Experimental Plant Station
. . . reads the sign on the door. If you are standing in front of this door, do you really need to be told you are in Brazil?
Botanist Dr. Alden is feeding flies to a carnivorous plant as he rhapsodizes to
his band of assistant Merriman about its superiority. “While man fiddles around with his petty problems, the vegetable kingdom is silently on the march.” If they are so smart, why don’t the march their asses to Taco Bell instead of being fed dead flies?
Merriman just arrived a month ago and can’t stand the Amazonian heat. He is also bored to death as Dr. Alden is not much of a companion. He spends all his time studying the plants. His pride and joy is a hybrid carnivorous plant the size of Audrey II. Merriman doesn’t see the point. Alden asks, “Do you honestly say that you don’t realize the worth of such a discovery?” Sadly, Alden does not clue Merriman or the viewer in to what that worth might be.
At breakfast the next morning, Merriman is still bored to death. He mopes around whining like an eight year old. No wonder Alden prefers the company of plants. A batch of mail is delivered from a cargo ship, but Merriman has not been there long enough to receive any, and frankly, who would be writing to this loser? He envies the stack of mail Alden receives. Depressed and lonely, he offers Alden $10 for a random unopened letter he can call his own. Alden eventually agrees and this seems to perk Merriman up.
The next day, Alden says he opened all of the mail he had expected. He asks Merriman what was in the $10 letter?
A: Who was it from?
M: I hate to say this doctor, but it’s none of your business.
A: You must be joking.
M: I’m sorry doctor. I’m not joking. I paid $10 for that letter and I’m not going to share it with anybody.
Unfortunately, I find this premise much more interesting than the mopey Merriman and the carnivorous plant. However, there is reason to hope the two threads will come together in an interesting way since this episode shares the same writer / director team from The Window. The two men struggle, but Alden has a heart condition that impedes him. He collapses into the lap of the giant plant. It closes its branches around him. He escapes but smiles. Hmmmmm.
The next day, Alden slaps a lock on the lab. He tells Merriman to be on the next cargo ship out and his insubordination means he will never mope in his chosen field again. Merriman suddenly changes his attitude.
M: If I give you the letter back, will you forget about all this?
A: (Laughing) No, you keep the letter. It’s yours. That letter is your property, not mine. (Laughing) You paid for it. It’s legally yours.
Alden continues feeding the carnivorous plant larger and larger meals. Finally, it gets so big that he decides to name it. He decides on Emily after his “beautiful, captivating, wantonly cruel” estranged wife. Hey, maybe that’s who the letter is from. Even better, maybe it contains some candid photographs.

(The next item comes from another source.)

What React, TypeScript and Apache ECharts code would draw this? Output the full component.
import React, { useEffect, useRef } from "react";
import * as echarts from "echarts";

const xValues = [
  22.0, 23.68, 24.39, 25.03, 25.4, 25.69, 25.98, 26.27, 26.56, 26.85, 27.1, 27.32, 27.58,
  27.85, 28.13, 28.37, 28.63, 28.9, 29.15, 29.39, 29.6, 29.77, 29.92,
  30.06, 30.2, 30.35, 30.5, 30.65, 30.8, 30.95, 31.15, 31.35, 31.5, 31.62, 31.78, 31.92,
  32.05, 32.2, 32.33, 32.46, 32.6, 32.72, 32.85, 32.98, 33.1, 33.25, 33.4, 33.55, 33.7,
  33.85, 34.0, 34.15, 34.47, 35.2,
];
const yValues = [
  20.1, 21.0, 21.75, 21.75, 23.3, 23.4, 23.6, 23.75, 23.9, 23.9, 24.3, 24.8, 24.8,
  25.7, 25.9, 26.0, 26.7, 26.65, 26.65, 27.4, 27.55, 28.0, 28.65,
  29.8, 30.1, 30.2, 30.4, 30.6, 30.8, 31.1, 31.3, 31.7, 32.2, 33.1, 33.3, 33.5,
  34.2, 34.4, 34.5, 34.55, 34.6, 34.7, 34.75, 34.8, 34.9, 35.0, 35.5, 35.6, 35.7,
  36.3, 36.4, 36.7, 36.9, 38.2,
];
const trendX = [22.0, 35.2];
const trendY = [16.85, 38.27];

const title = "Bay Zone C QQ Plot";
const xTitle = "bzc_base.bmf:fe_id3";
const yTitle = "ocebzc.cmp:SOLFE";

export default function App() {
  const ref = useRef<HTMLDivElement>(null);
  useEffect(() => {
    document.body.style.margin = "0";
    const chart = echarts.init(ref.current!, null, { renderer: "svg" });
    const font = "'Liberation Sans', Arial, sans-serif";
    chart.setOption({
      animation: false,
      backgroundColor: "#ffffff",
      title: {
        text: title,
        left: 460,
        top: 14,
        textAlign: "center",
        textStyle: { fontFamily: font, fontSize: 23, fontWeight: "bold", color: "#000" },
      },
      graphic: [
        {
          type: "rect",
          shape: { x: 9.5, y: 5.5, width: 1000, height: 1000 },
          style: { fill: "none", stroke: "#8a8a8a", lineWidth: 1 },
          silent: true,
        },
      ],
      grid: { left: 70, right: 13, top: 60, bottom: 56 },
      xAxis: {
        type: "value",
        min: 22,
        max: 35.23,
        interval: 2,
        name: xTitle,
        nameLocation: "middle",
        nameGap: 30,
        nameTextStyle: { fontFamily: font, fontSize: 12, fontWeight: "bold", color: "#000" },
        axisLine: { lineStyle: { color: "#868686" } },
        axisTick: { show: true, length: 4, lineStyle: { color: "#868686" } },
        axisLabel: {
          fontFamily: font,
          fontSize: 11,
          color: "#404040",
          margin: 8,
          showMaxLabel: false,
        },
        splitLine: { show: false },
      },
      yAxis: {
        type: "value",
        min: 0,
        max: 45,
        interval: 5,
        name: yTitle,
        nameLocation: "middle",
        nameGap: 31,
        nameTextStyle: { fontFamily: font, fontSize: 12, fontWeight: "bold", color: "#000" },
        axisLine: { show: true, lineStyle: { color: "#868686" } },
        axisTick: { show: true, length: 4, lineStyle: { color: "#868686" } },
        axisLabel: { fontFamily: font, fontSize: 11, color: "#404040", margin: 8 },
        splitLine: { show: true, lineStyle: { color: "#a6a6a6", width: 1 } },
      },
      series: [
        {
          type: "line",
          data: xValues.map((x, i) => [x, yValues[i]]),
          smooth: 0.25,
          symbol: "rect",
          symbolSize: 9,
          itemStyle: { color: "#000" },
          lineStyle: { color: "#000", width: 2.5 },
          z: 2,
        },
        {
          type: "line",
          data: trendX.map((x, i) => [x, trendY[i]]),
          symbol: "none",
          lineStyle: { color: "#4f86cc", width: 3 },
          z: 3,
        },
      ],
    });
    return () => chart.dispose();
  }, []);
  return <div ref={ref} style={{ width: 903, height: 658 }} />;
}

Alden goes to Merriman and says he has decided to give him another chance. Merriman senses he has the upper hand and tells the doctor that returning to the US sounds pretty good to him. Alden demands the letter, bit Merriman reminds him of his earlier words. Alden’s heart starts acting up gain. He begs Merriman to at least tell him if the letter is from Emily. Merriman claims to have not read the letter yet. “Maybe tomorrow. It just takes patience.” Alden walks away clutching his literal and figurative broken heart as Merriman laughs.
Well, you can kind of figure what happens even if you didn’t see it coming when the plant first groped Alden . . . or when you first saw the man-sized carnivorous plant . . . or when you saw the first, baby-sized carnivorous plant . . . or when you saw the title of the episode.

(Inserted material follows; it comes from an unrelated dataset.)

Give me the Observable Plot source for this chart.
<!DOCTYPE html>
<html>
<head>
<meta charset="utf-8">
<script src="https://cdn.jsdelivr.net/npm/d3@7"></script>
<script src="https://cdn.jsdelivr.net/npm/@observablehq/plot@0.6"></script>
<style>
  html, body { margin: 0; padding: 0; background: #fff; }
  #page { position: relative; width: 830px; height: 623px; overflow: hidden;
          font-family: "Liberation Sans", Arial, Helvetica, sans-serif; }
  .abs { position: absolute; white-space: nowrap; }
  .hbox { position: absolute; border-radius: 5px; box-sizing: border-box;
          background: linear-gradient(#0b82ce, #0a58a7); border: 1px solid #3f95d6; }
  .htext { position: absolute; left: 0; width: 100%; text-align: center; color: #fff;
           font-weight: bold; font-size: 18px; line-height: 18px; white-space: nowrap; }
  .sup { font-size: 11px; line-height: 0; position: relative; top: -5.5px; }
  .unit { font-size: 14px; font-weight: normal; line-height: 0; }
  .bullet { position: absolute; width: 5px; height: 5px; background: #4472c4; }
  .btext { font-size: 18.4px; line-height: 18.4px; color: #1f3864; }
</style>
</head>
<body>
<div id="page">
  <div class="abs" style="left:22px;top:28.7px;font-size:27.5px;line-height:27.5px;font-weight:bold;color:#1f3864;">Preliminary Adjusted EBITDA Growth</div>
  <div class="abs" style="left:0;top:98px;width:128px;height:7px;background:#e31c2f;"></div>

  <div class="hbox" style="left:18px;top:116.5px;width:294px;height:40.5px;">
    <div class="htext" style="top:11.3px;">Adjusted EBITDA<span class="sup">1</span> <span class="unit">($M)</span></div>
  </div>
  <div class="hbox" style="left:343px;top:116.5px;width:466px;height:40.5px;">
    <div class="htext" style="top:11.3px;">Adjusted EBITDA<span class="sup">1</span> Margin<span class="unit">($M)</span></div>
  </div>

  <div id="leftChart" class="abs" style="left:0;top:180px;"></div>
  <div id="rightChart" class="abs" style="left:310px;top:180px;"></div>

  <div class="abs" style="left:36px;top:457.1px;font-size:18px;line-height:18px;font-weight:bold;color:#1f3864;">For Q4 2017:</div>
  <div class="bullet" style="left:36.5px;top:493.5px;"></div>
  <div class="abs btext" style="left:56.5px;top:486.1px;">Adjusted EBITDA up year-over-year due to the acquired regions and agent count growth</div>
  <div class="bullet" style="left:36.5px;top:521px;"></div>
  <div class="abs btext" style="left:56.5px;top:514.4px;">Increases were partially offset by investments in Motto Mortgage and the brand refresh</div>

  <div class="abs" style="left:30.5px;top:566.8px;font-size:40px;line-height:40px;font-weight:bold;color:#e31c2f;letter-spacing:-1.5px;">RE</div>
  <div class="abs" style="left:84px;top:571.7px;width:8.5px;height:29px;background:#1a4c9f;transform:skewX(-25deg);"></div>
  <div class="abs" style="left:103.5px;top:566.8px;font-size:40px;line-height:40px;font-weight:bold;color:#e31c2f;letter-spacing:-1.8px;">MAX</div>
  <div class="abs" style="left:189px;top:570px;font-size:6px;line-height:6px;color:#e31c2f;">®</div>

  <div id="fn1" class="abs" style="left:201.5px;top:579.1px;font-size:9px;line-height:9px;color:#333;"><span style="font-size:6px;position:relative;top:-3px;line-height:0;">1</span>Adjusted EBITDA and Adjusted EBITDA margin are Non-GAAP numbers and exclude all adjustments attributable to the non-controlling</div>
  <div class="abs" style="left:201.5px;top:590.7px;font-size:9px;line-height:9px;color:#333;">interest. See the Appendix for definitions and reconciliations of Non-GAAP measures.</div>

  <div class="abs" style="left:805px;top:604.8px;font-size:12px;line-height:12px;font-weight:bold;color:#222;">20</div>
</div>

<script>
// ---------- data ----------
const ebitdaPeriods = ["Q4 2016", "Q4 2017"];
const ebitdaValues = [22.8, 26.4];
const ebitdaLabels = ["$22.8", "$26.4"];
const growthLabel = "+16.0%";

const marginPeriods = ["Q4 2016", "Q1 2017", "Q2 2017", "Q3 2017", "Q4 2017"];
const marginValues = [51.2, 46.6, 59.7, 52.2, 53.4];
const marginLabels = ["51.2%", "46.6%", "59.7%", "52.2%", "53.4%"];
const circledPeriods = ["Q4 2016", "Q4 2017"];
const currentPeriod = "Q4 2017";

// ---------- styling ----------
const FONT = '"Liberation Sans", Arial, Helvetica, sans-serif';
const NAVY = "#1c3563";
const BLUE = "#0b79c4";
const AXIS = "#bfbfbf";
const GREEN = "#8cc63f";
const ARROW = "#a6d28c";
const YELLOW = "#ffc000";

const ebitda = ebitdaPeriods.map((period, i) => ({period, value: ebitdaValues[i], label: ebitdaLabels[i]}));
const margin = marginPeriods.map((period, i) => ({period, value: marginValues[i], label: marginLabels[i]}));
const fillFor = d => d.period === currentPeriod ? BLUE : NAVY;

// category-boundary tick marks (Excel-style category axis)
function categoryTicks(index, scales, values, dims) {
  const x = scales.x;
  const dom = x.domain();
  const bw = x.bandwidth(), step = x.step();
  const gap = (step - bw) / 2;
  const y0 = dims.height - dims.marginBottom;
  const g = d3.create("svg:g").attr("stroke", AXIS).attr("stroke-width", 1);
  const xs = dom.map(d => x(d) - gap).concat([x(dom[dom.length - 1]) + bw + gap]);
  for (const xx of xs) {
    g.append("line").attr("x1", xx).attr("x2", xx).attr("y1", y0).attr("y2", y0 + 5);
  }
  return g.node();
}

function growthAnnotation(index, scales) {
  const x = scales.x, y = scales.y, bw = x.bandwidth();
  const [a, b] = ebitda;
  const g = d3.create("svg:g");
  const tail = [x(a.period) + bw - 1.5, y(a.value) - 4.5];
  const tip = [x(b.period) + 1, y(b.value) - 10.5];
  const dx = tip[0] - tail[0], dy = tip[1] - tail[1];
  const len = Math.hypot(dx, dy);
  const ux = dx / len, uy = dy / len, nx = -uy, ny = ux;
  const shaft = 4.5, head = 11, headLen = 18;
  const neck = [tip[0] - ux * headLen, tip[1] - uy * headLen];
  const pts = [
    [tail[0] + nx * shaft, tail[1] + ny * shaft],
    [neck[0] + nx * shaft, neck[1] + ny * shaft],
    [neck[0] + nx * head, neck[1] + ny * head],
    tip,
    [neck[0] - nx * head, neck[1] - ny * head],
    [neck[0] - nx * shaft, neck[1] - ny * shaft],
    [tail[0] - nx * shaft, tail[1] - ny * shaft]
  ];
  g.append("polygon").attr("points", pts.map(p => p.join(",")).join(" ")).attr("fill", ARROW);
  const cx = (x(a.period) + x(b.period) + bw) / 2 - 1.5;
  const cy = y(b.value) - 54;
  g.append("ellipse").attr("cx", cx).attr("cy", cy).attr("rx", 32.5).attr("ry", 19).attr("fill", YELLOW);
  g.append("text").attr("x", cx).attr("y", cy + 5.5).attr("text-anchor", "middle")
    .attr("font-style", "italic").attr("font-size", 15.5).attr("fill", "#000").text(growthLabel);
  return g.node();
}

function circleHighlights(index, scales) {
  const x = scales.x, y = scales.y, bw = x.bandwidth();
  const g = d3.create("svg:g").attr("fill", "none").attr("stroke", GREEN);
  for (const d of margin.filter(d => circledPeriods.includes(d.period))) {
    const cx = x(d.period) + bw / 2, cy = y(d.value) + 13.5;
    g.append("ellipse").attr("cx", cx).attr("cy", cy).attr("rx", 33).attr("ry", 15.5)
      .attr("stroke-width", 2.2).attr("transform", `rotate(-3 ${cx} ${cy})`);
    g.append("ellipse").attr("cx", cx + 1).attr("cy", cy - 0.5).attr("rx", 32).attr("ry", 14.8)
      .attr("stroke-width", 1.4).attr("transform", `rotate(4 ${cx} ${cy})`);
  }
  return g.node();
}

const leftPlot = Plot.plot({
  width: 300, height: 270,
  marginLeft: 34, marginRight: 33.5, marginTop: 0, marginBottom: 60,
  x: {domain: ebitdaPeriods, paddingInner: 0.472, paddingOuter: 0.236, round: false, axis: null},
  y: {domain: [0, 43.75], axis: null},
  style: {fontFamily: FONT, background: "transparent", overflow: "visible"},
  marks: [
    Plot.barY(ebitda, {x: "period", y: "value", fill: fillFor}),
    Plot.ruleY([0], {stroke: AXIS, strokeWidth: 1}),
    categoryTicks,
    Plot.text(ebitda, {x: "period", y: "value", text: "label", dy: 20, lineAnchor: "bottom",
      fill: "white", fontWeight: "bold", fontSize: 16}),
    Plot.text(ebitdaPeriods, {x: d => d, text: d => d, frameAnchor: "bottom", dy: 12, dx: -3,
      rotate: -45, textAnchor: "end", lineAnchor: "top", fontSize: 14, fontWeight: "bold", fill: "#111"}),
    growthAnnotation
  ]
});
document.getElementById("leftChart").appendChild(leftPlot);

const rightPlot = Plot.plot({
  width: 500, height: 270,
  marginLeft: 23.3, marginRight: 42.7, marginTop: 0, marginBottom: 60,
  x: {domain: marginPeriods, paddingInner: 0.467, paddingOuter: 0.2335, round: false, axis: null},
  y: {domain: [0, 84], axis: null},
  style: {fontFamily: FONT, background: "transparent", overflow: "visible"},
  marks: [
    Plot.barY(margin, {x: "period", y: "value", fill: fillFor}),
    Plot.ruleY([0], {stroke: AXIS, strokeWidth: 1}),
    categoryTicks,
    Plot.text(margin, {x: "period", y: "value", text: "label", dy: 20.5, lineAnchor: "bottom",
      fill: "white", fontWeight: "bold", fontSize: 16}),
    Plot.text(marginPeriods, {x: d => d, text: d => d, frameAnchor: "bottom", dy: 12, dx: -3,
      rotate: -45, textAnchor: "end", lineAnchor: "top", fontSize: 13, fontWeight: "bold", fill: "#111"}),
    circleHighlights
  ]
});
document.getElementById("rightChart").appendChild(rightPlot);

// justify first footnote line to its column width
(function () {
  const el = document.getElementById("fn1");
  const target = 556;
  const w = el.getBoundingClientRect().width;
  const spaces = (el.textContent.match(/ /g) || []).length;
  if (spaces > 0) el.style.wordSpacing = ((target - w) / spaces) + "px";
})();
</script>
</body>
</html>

The team of director Don Medford and writer Frank De Felitta from last week again elevate the series. The wacky premise of last week couldn’t be matched. They do, however, inject more imagination into the episode than we usually see. A typical Tales of Tomorrow script is single-minded, and barely that. There is no room for nuance, misdirection, or twist endings. I think in the hands of most of the ToT staff, the story would have ended with the plant eating Merriman. This team had the wit to also bump off Alden. That is not so extraordinary, but they also provide both a twist and a motive in the mystery letter. Even the simple act of fore-shadowing Alden’s heart problem seems Shakespearean in this series.
Of course, it is still objectively terrible. However, it is such an improvement over their usual productions, that I have to give it some credit.
- Don Hanmer had some excruciating early scenes as Merriman. He plays cockiness much more effectively than boredom.
- Maybe he was just pissed that they misspelled his name in the credits. But, really — Hanmer?
- I wonder if his character’s name was ironic, because “he was not a Merry Man.”